===== Data excerpts =====
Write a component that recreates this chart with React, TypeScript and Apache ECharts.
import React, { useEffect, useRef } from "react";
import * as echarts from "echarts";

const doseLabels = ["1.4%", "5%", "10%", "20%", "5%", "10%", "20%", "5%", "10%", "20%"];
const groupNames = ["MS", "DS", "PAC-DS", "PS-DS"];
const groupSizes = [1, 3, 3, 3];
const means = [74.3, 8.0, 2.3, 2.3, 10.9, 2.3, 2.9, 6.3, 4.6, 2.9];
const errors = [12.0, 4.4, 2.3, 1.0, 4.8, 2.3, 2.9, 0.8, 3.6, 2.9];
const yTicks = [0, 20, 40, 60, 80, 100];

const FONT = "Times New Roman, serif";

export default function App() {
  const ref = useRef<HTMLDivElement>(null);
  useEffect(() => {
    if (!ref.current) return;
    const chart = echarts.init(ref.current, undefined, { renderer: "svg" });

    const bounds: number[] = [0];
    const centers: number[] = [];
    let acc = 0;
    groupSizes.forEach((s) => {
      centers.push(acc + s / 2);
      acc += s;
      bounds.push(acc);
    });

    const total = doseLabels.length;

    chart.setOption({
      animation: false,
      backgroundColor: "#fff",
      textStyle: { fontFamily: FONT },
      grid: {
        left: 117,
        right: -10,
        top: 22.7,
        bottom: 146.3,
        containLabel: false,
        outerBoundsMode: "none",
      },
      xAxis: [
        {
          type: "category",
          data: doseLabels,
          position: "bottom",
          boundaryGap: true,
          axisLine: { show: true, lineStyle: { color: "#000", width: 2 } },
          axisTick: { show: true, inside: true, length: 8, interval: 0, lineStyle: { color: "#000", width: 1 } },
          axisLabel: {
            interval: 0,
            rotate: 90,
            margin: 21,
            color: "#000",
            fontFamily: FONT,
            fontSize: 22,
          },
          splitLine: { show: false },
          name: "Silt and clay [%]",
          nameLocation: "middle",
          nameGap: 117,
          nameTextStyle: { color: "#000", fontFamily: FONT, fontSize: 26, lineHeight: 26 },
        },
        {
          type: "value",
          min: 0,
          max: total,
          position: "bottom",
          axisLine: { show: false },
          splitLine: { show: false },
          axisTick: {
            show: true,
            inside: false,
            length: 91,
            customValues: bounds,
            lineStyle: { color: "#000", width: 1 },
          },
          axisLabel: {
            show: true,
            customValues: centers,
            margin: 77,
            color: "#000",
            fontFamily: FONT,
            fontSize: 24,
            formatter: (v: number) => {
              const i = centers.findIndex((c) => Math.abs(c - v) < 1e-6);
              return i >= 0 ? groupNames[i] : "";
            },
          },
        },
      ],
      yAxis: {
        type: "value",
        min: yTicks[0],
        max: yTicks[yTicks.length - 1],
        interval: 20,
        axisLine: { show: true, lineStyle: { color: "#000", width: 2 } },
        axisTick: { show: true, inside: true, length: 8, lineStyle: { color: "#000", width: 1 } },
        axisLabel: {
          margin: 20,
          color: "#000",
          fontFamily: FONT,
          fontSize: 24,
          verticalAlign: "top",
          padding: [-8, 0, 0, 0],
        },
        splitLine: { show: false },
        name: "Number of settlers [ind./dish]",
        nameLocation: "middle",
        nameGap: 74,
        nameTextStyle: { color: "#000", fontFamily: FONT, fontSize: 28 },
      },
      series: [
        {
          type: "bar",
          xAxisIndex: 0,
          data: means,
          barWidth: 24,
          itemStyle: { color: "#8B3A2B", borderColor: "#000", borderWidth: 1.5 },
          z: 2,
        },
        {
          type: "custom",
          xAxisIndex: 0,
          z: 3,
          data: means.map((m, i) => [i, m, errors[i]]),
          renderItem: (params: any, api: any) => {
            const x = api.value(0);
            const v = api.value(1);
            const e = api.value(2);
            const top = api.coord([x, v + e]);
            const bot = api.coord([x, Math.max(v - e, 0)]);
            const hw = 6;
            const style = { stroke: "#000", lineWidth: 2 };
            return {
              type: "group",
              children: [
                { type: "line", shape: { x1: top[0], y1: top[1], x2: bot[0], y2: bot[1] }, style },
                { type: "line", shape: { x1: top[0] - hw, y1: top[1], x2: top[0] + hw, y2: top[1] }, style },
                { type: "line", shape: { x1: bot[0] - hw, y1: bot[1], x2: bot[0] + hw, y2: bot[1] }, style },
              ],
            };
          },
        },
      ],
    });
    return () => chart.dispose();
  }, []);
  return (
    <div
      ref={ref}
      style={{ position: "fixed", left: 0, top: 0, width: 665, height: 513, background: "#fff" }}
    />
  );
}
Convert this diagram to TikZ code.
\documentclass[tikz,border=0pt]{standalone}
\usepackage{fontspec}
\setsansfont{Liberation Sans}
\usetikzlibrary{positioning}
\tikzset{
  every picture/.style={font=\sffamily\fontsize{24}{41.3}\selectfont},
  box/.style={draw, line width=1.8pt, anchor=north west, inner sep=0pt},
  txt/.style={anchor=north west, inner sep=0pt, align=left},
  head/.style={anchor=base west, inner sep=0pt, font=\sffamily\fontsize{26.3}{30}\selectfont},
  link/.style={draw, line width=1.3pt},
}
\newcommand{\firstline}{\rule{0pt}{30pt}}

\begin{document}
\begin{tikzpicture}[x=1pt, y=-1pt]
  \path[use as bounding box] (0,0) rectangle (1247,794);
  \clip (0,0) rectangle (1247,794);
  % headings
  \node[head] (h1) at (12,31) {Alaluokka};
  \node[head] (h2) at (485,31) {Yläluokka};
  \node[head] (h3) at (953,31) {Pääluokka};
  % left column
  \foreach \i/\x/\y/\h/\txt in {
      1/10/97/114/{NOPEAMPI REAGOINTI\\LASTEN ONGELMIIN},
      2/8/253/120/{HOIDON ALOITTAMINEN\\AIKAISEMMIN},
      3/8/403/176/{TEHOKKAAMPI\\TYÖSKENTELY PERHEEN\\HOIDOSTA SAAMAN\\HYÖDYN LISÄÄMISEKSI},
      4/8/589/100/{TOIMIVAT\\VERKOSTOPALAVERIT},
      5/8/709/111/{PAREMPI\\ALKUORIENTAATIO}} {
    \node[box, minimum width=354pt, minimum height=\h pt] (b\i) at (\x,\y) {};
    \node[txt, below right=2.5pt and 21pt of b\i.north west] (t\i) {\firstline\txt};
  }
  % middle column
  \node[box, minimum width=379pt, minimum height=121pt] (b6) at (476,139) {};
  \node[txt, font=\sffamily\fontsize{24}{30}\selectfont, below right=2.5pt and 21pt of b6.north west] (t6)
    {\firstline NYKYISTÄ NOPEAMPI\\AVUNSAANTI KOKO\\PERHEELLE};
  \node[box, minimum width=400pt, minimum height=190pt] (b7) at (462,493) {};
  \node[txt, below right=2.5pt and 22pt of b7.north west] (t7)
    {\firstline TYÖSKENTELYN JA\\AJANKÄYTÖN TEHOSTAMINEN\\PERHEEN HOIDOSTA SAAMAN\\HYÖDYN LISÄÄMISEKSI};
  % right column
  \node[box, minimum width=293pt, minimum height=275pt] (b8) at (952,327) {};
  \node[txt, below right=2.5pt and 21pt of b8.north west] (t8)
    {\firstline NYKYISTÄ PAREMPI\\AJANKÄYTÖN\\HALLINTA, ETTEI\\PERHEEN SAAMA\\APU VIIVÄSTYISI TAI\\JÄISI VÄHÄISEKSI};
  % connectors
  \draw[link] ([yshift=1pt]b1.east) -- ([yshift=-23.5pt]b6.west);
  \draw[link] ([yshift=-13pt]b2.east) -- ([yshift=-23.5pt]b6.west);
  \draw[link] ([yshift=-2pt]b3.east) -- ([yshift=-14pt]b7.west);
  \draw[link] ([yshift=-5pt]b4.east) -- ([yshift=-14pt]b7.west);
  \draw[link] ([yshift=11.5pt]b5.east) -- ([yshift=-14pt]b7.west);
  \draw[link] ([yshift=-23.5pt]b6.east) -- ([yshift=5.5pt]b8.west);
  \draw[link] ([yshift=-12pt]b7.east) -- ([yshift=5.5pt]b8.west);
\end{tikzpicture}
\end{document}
=====
Aim
Above are the records; copy every line in them that holds the word "React".

Exercise output
Write a component that recreates this chart with React, TypeScript and Apache ECharts.
import React, { useEffect, useRef } from "react";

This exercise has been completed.